Wow, the waiter seated me at a huge corner booth here for dinner (I’m eating at the hotel). A nice big table for me and my imaginary friends. The couple next to me seem to know the waiters. I guess they live nearby and eat here often? Or maybe visit Redding a lot? Who knows. I saw a woman in the hallway earlier wearing an svrider.com T-shirt. She walked out the door with a bunch of friends before I could approach her and ask if she was on the sv mailing list. I did see a blue SV650 in the parking lot near where I parked mine; maybe it’s hers.
9:45pm. poolside, Red Lion Hotel. same mileage.

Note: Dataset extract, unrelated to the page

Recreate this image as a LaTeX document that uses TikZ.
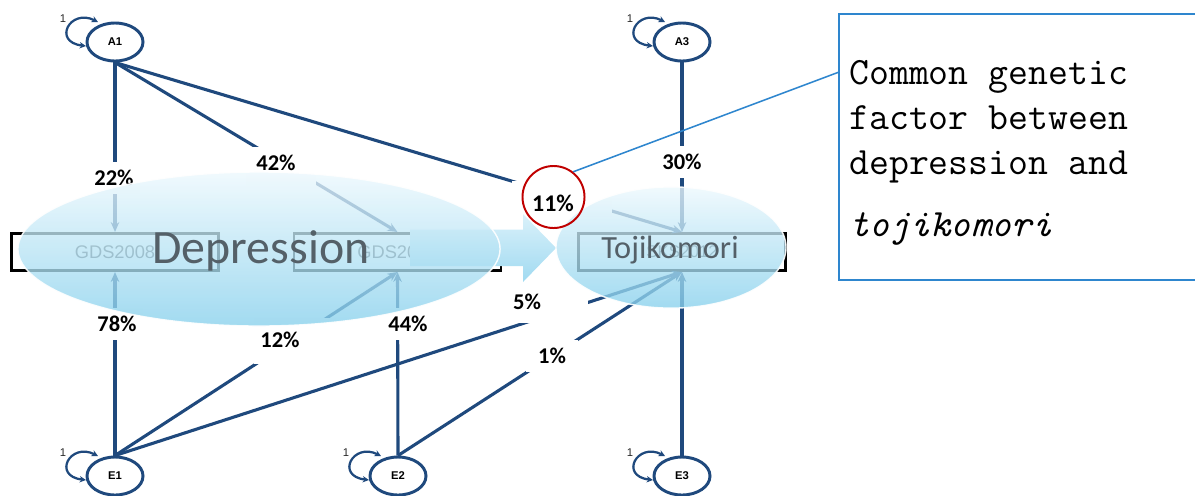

I went for a walk tonight to get a candy bar at the gas station next door to the hotel. I intended to keep walking for a bit past the hotel, but as I passed the driveway, I saw a blue SV pull into the parking lot. I assumed it was the woman I saw this evening, so I quickly hurried back to the back parking lot. She was standing by her bike when I walked up, so I introduced myself. It turns out that it was Sara from the northern CA SV list that I’m on — I recognized her bike’s name: “Scrappy Doo.” We ended up standing in the parking lot and chatting for a while. It turns out that the SV I’d seen pulling into the lot wasn’t hers — while we were chatting, another woman walked by with riding gear on. Sara waved to her, and she said, “there’s a red S model parked right next to mine!” Sara pointed at me and I grinned, “that’s mine!” She smiled and walked into the hotel. And so I met Danelle, who rode in from Denver. Sara is really nice and easygoing; we stood in the lot and talked about our bikes for a little bit. She told me about the local Women on Wheels chapter, and said I’d have to get involved. They’re going on a ride out to Lassen tomorrow, and Sara invited me to go with, but I’m still leaning towards doing the dam ride. Maybe I’ll see how I feel after some coffee in the morning. 🙂 Even if I don’t end up doing any riding with them, I’m glad to have met Sara in person — I’d been reticent to go to any of the NorCal SV rides without knowing anyone.
It was really neat to walk around the circular parking lot and see all the different bikes from all the different places, and know that most of them are womens’. Likewise wandering the hotel hallways and seeing so many people wearing the telltale bright orange wristband (given out at registration so we can tell who else is an attendee, even without helmets and gear on!). I wandered around the lot earlier, looking at all the custom cruisers and touring bikes and even the occassional sportsbike (I saw a new VFR, and even Dee Gagnon’s famous Red Pony!). I took some pictures and just couldn’t help but smile. It was nice to talk to Peter again tonight. It’s great that he’s so supportive of me and my going on this trip alone. He sounded pretty interested in hearing about my day, and was enthusiastic that I’d done things like the drive-through tree, etc. I really love hearing enthusiasm from others, particularly when it’s about some crazy thing I’ve gone and done. 😉 As you can probably tell, I’m feeling a lot better after having eaten and walked around to stretch my knee out. Tomorrow will be a fun day.